Body contouring surgery may be able to get rid of loose, saggy skin from weight loss. Learn more here.

Medically reviewed in November 2022

Congratulations on losing weight! Unfortunately, your battle of the bulge may not be over just yet. That’s because substantial weight loss can leave behind loose, saggy skin that can make you feel self-conscious.

Enter body contouring surgery. Also known as skin removal surgery, body contouring surgery may be the last hurdle to overcome before you’re content with your looks.

Why get it done?
Body contouring surgery is elective; if you’re happy with your appearance, you don’t need it. But if you’ve lost a lot of weight in a short period of time—as can occur after weight loss surgery—the excess skin may be bothering you. Body contouring surgery is a way to remove excess skin so that you can feel better about your looks.

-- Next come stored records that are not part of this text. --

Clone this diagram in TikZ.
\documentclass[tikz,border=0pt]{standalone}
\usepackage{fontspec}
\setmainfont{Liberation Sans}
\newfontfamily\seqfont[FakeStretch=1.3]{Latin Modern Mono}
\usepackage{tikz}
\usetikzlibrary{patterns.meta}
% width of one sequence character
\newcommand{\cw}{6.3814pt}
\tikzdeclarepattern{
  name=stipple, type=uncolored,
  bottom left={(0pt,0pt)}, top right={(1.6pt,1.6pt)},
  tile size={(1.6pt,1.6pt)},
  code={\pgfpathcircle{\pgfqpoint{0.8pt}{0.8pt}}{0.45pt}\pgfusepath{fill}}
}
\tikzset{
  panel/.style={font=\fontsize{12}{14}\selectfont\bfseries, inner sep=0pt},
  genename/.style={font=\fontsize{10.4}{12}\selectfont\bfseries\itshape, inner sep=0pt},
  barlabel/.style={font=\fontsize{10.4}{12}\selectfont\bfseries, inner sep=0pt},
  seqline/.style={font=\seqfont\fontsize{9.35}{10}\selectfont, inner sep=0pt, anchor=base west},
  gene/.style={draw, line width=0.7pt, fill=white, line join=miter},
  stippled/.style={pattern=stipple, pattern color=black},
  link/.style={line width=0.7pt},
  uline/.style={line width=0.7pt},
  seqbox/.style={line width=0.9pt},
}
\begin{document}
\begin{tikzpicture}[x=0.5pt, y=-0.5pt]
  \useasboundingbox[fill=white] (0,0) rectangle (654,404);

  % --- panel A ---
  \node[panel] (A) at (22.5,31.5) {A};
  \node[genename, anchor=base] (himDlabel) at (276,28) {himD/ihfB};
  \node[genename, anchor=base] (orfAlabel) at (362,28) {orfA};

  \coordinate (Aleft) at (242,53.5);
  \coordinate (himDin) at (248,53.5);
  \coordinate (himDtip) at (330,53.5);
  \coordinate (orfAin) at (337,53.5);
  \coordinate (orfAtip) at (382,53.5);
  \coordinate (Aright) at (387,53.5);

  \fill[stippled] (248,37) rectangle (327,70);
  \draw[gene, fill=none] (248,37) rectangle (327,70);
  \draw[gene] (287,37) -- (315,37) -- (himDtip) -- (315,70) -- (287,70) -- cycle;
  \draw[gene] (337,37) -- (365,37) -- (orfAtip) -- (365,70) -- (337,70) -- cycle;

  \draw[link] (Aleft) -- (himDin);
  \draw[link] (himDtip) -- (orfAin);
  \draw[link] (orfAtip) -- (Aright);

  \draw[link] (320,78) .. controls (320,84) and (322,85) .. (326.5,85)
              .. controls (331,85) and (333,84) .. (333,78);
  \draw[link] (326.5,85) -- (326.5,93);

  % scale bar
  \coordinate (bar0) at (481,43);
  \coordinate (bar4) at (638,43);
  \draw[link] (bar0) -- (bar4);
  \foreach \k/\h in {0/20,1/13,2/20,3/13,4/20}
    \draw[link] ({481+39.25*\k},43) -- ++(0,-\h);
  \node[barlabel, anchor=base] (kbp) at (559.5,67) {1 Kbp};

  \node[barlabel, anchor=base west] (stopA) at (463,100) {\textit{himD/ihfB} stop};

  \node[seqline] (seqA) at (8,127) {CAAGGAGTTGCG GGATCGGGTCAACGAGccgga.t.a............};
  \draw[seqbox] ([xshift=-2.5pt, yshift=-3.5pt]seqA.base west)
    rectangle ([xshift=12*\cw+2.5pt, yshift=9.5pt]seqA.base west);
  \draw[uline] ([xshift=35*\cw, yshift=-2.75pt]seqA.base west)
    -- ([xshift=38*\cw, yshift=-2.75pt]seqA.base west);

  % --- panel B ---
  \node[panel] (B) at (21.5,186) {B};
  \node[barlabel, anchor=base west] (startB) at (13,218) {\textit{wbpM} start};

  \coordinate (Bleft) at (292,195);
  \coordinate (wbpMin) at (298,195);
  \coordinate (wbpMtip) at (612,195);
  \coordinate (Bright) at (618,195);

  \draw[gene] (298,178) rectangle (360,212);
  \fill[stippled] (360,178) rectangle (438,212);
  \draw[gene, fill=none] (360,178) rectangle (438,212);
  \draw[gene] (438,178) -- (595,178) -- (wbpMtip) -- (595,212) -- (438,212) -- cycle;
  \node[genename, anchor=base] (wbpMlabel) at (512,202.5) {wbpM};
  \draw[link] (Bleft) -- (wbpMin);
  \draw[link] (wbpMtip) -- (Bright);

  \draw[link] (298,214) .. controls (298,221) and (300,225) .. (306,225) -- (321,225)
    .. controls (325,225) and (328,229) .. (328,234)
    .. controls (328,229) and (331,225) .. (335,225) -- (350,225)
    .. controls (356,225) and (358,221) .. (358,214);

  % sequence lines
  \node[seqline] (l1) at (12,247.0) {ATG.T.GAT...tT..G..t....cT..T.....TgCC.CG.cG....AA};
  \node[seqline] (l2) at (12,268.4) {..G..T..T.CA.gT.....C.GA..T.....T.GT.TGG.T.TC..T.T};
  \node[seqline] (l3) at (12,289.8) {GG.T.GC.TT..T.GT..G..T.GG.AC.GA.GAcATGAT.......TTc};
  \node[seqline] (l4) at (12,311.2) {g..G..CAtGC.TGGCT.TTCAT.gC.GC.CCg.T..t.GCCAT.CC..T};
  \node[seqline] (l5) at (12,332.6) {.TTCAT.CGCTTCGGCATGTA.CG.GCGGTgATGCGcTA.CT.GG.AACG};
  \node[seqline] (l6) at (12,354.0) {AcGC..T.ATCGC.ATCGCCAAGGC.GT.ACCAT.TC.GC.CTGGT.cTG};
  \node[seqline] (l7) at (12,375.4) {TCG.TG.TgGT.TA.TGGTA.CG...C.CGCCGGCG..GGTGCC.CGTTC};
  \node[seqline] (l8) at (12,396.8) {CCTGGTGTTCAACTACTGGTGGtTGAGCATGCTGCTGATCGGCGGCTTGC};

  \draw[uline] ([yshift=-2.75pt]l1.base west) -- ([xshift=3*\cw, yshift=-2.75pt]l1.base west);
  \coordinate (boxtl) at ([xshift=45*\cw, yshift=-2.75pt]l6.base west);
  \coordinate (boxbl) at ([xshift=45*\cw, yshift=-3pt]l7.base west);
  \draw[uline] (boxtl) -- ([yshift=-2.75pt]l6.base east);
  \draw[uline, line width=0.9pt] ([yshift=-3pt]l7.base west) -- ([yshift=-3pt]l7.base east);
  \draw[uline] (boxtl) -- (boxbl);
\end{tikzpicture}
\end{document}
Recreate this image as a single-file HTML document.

What areas of my body can be treated?
After substantial weight loss you can have excess skin in almost any area. Surgeons offer a variety of procedures, including:

  • Tummy tuck
  • Belt lipectomy (lower abdomen and back lift)
  • Brachioplasty (arm lift)
  • Face and neck lift
  • Inner thigh lift
  • Mastoplexy (breast lift)

How does it work?
It depends on which area of the body you’re working on, but all body contouring surgeries require an incision to remove excess skin and sutures to close the wounds. The procedures are performed under general anesthesia, so you are asleep during surgery. If you need more than one procedure, they will likely be done in stages, over a period of years to reduce complications and allow you time to heal properly. 

What are the risks?
Body contouring surgery, like all surgeries, has risks. They can include infection, blood clots, scars, and anesthesia complications. There is also a chance you may not be happy with the results – your skin may still be loose or asymmetrical, or the results might not meet your expectations.

How much does it cost?
Body contouring surgery can be expensive, and it’s usually not covered by insurance. Costs vary widely, depending on the type of procedure, the surgeon’s experience and your location. Make sure you understand the total cost of the procedure before you go under the knife.